İzlencenin sonunda bütün muzipliğimle koluma imzasını atmasını istedim. Yüzüme garip garip baktı ve “Kolun acımaz mı?” dedi. “Bu an’ı yaşamak benim için büyük mutluluktur” dedim… “Canımın acıdığı yerler var elbette; değerli şairlerimizin, yazarlarımızın gerektiği gibi ilgi görmemesi örneğin. Değil mi ki siz onları çektiğiniz fotoğraflarıyla da ölümsüz yaptınız; bu imzayı onlar adına taşıyor olacağım kolumda, ne mutlu size onları tanıma şansına erdiniz.”

 Ara Güler her zaman büyük bir engin gönüllülükle, “Ben bir foto muhabiriyim” derken onun gözlerindeki derin sevinci ve içtenlikli duyguyu algılayabilirsiniz. Onun asıl mutluluğu, bu dünyaya eserleri ile imzasını atan insanların pek çoğunun kaybolup gitmesinin önlemini almış ve bunu an’ı durdurarak yapabilmiş olmadır; bu nedenle de o kendisini bir belgeselci olarak görüyor. Ama onun ortaya koyduğu estetik hazzın derin mutluluğu yatıyor objektif gözlerinde. Haklıydı da bu sevincinde, geçmişe ve gününe tanıklık ederek geleceği daha iyi görüyordu çünkü.
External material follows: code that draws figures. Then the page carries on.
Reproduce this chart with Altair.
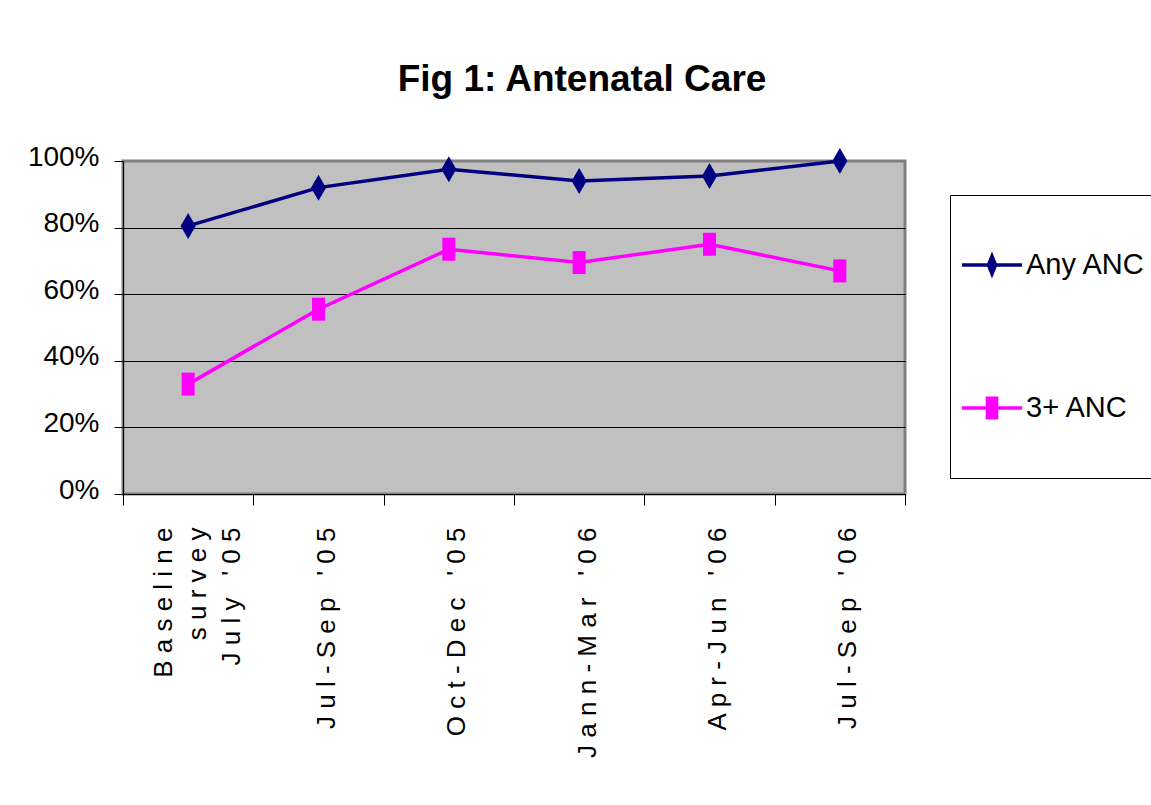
import altair as alt
import pandas as pd

# Survey periods (x categories) and the two antenatal-care series (shares of women)
periods = ["Baseline survey July '05", "Jul-Sep '05", "Oct-Dec '05",
           "Jann-Mar '06", "Apr-Jun '06", "Jul-Sep '06"]
any_anc = [0.805, 0.92, 0.975, 0.94, 0.955, 1.00]
anc_3plus = [0.33, 0.555, 0.735, 0.695, 0.75, 0.67]

series_names = ["Any ANC", "3+ ANC"]
series_colors = ["#000080", "#FF00FF"]
y_ticks = [0, 0.2, 0.4, 0.6, 0.8, 1.0]

rows = []
for period, a, b in zip(periods, any_anc, anc_3plus):
    rows.append({"period": period, "series": "Any ANC", "share": a})
    rows.append({"period": period, "series": "3+ ANC", "share": b})
df = pd.DataFrame(rows)

FONT = "Liberation Sans, Arial, sans-serif"
NBSP = "\u00a0"

# Marker outlines for the plotted points (tall diamond / tall rectangle)
marker_paths = {
    "Any ANC": "M0,-1L0.58,0L0,1L-0.58,0Z",
    "3+ ANC": "M-0.5,-0.885L0.5,-0.885L0.5,0.885L-0.5,0.885Z",
}
# Legend keys: a short line with the marker sitting on it
legend_paths = [
    "M-1,-0.055L1,-0.055L1,0.055L-1,0.055Z M0,-0.45L0.18,0L0,0.45L-0.18,0Z",
    "M-1,-0.055L1,-0.055L1,0.055L-1,0.055Z M-0.21,-0.38L0.21,-0.38L0.21,0.38L-0.21,0.38Z",
]

color_scale = alt.Scale(domain=series_names, range=series_colors)

# Letter-spaced tick labels; the long baseline label wraps onto three lines
x_label_expr = (
    "split(join(split(replace(datum.label, \" '\", '" + NBSP + "\\''), ''), ' '), "
    "regexp('   (?=[A-Za-z])'))"
)

x_enc = alt.X(
    "period:N",
    sort=periods,
    scale=alt.Scale(type="band", domain=periods, paddingInner=0, paddingOuter=0),
    axis=alt.Axis(
        title=None,
        labelAngle=270,
        labelAlign="right",
        labelBaseline="middle",
        labelFont=FONT,
        labelFontSize=26,
        labelColor="black",
        labelPadding=22,
        labelOffset={"condition": {"test": "indexof(datum.label, 'Baseline') === 0", "value": -25}, "value": 8},
        labelLimit=400,
        labelOverlap=False,
        labelLineHeight=34,
        labelExpr=x_label_expr,
        tickBand="extent",
        tickSize=11,
        tickColor="black",
        domainColor="black",
        grid=False,
    ),
)

y_enc = alt.Y(
    "share:Q",
    scale=alt.Scale(domain=[0, 1], nice=False),
    axis=alt.Axis(
        title=None,
        values=y_ticks,
        format=".0%",
        labelFont=FONT,
        labelFontSize=28,
        labelColor="black",
        labelPadding=15,
        labelOffset=-4,
        tickSize=9,
        tickColor="black",
        domainColor="black",
        grid=True,
        gridColor="black",
        gridWidth=1,
        gridOpacity={"condition": {"test": "datum.value >= 1 || datum.value <= 0", "value": 0}, "value": 1},
    ),
)

base = alt.Chart(df)

legend = alt.Legend(
    title=None,
    orient="none",
    legendX=827,
    legendY=34,
    direction="vertical",
    strokeColor="black",
    fillColor="white",
    padding=12,
    clipHeight=116,
    rowPadding=27,
    symbolSize=3600,
    symbolStrokeWidth=0,
    labelFont=FONT,
    labelFontSize=29,
    labelColor="black",
    labelOffset=4,
    labelLimit=300,
)

# Layer that carries the legend only (no marks of its own)
legend_layer = base.transform_filter("false").mark_point(filled=True, opacity=1).encode(
    x=x_enc,
    y=y_enc,
    color=alt.Color("series:N", scale=color_scale, legend=legend),
    shape=alt.Shape("series:N", scale=alt.Scale(domain=series_names, range=legend_paths), legend=legend),
)

lines = base.mark_line(strokeWidth=3.5).encode(
    x=x_enc,
    y=y_enc,
    color=alt.Color("series:N", scale=color_scale, legend=None),
)

marker_layers = [
    base.transform_filter(alt.datum.series == name)
    .mark_point(filled=True, opacity=1, size=676, strokeWidth=0, shape=marker_paths[name])
    .encode(
        x=x_enc,
        y=y_enc,
        color=alt.Color("series:N", scale=color_scale, legend=None),
    )
    for name in series_names
]

chart = (
    alt.layer(legend_layer, lines, *marker_layers)
    .properties(
        width=782,
        height=333,
        autosize=alt.AutoSizeParams(type="none"),
        padding={"left": 123, "top": 161, "right": 246, "bottom": 311},
        title=alt.Title(
            "Fig 1: Antenatal Care",
            font=FONT,
            fontSize=37,
            fontWeight="bold",
            color="black",
            anchor="middle",
            frame="group",
            dx=68,
            offset=44,
        ),
    )
    .configure(background="white")
    .configure_view(fill="#C0C0C0", stroke="#808080", strokeWidth=3)
)

chart.save("out.html", embed_options={"renderer": "svg", "actions": False})
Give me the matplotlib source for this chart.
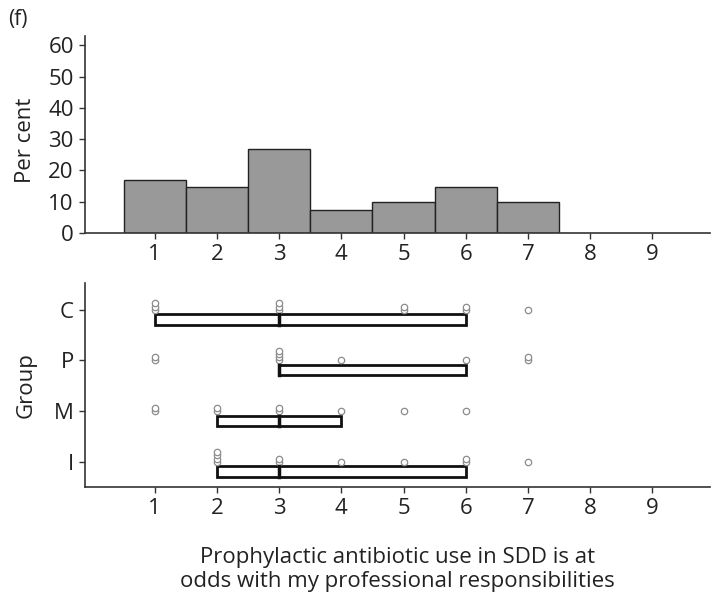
import numpy as np
import matplotlib
matplotlib.use("Agg")
import matplotlib.pyplot as plt

plt.rcParams['font.family'] = ['Open Sans', 'DejaVu Sans']

# histogram (per cent of respondents per score)
scores = [1, 2, 3, 4, 5, 6, 7]
per_cent = [17.07, 14.63, 26.83, 7.32, 9.76, 14.63, 9.76]

# responses by group
groups = ['C', 'P', 'M', 'I']
group_pos = [4, 3, 2, 1]
responses = {
    'C': [1, 1, 1, 3, 3, 3, 5, 5, 6, 6, 7],
    'P': [1, 1, 3, 3, 3, 3, 4, 6, 7, 7],
    'M': [1, 1, 2, 2, 3, 3, 4, 5, 6],
    'I': [2, 2, 2, 2, 3, 3, 4, 5, 6, 6, 7],
}
q1 = [1, 3, 2, 2]
median = [3, 3, 3, 3]
q3 = [6, 6, 4, 6]

ticks = list(range(1, 10))
txt = '#222222'
spine_c = '#333333'
fs = 16

fig = plt.figure(figsize=(7.14, 5.97), dpi=100)
ax1 = fig.add_axes([0.119, 0.6097, 0.875, 0.33])
ax2 = fig.add_axes([0.119, 0.184, 0.875, 0.342])

for ax in (ax1, ax2):
    ax.spines['top'].set_visible(False)
    ax.spines['right'].set_visible(False)
    for s in ('left', 'bottom'):
        ax.spines[s].set_color(spine_c)
        ax.spines[s].set_linewidth(1.2)
    ax.set_xlim(-0.12, 9.92)
    ax.set_xticks(ticks)
    ax.tick_params(axis='both', direction='out', length=4, width=1,
                   color=spine_c, labelcolor=txt, labelsize=fs, pad=4)

# top histogram
ax1.bar(scores, per_cent, width=1, color='#999999', edgecolor='#222222', linewidth=1)
ax1.set_ylim(0, 63)
ax1.set_yticks([0, 10, 20, 30, 40, 50, 60])
ax1.set_ylabel('Per cent', fontsize=fs, color=txt)

# bottom: dots and boxes
step = 0.065
for g, y in zip(groups, group_pos):
    vals = responses[g]
    seen = {}
    xs, ys = [], []
    for v in vals:
        k = seen.get(v, 0)
        seen[v] = k + 1
        xs.append(v)
        ys.append(y + k * step)
    ax2.plot(xs, ys, 'o', ms=4.6, mfc='white', mec='#8c8c8c', mew=0.9, ls='none', zorder=3)

for i, y in enumerate(group_pos):
    ax2.barh(y - 0.19, q3[i] - q1[i], left=q1[i], height=0.2,
             color='white', edgecolor='#111111', linewidth=2, zorder=2)
    ax2.plot([median[i], median[i]], [y - 0.29, y - 0.09], color='#111111', lw=2.5, zorder=4)

ax2.set_ylim(0.5, 4.53)
ax2.set_yticks(group_pos)
ax2.set_yticklabels(groups)
ax2.set_ylabel('Group', fontsize=fs, color=txt)
ax2.set_xlabel('Prophylactic antibiotic use in SDD is at\nodds with my professional responsibilities',
               fontsize=fs, color=txt, labelpad=20, linespacing=1.2)

ax1.yaxis.set_label_coords(-0.078, 0.47)
ax2.yaxis.set_label_coords(-0.078, 0.5)

fig.text(0.011, 0.968, '(f)', fontsize=fs - 1, color=txt, va='center', ha='left')

fig.savefig('out.png', dpi=100)
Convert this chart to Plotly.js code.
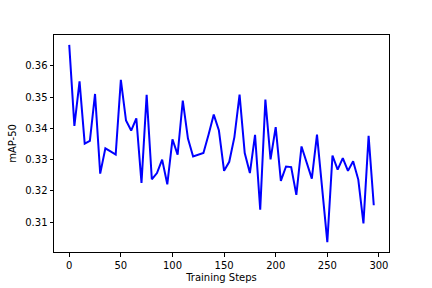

Bir “Ara Güler Gecesi”ni değil de “Ara Güler Aydınlığı” zamanını anlatmaya çalışma gayretimi, onda saptadığım on özellikle bitirteyim:
1) Ara Güler herkese “Abi” der.
2) Öyle gerçekçi, öyle sahici, öyle rahattır ki karşısında asla rol yapamazsınız.
3) Kendisine asla “fotoğraf sanatçısı” dedirtmez, “foto muhabiriyim ben” der geçer. Foto muhabirlerinin piridir.
4) “Bir daha dünyaya gelsem tramvay olmak isterdim” cümlesi, onun ünlü sözlerindendir.
5) Yaşını saklamaz.
6) Orhan Veli’den Edip Cansever’e kadar çağdaşı pek çok edebiyatçının dostudur. Kendisi de bir öykü kitabıyla edebiyata bulaşmıştır.
7) “En iyi makine en iyi fotoğrafı çekseydi, en iyi daktiloya sahip olan da en iyi romanı yazardı” der.
8) Anı anlatmayı sever ama gereksiz uzatmadan, ‘arif olan analar’ kabilinden kısa keser.
9) Picasso’dan Dali’ye kadar pek çok ünlü dünya sanatçısının da fotoğraflarını çekmiştir.
10) Konuşurken sürekli “Anladın mı?” diye sorar.

 Ara Güler’e göre, “Sanat olmasına lüzum yoktur fotoğrafın. Fotoğraf tarihi bir olaydır. Tarihi zapt ediyorsun, bir makine ile zamanı durduruyorsun.” Hepsi o kadar mı dersiniz?

Her neyse, biz Ara Güler ustamıza binlerce teşekkür borçluyuz.